I'm more abstract than concrete; more intuitive than sensory. So, much of the time, I'm content to use words that I understand both abstractly and intuitively, in context rather than by dictionary definition. Sometimes, though, I should be bothered by the fact that this comes uncomfortably close to a charge that's been leveled at my temperament type in general: "Tends to believe 'I know all about that,' but when pinned down to explain and define terms, proves to not know much at all."
So what is this thing called VOICE? It's been discussed in a myriad of places, and we may not need another, but I feel the need/desire to state in a fairly concise manner what I believe it means for me and my writing, rather than rely on others' definitions or be all head-in-the-clouds imprecise about it. So, here follows my attempt at a definition:
VOICE (in writing): The intelligent designer, authority, or god behind the book, who speaks it into being and decides what it shall be made of. The essence and expression of one's "authorness" in the writing of it. In first-person, this voice is bestowed on and channeled through the narrator. In third person, it's expressed through the author's narrative persona.
What's TONE, then?
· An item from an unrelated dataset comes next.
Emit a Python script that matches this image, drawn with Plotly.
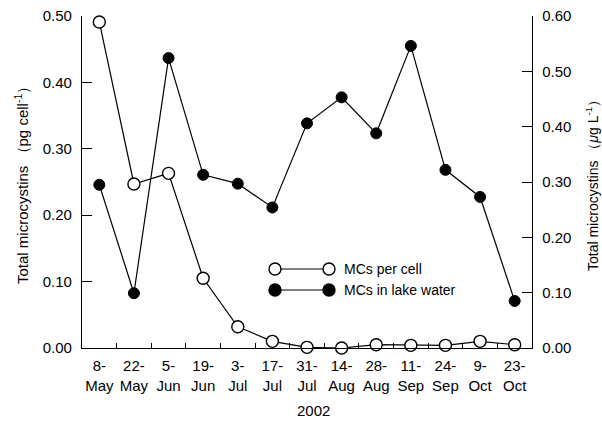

My definition: The conveyance of an overall mood or emotion that pervades a book or scene, such as foreboding, humor, sarcasm, warmheartedness, and so forth.
STYLE seems broader, and I've had to give this a fair amount of thought, because I realize that the way I've defined VOICE makes it the top authority in our writing (and conflicts somewhat with other things I've thought/written about voice), yet it's a new-ish idea for me to state that style does not encompass voice. If voice is the authority, then it seems it would have to be voice that determines style.
STYLE: The voice's expression of the prose itself, in sentence structure, meter, word choice, punctuation, and connectivity between one idea and the next (for example, a style could be smooth and fast-paced if that connectivity is strong and direct, or convoluted and more leisurely if the author takes the scenic route).
What do you think? And how important is it that we define these terms?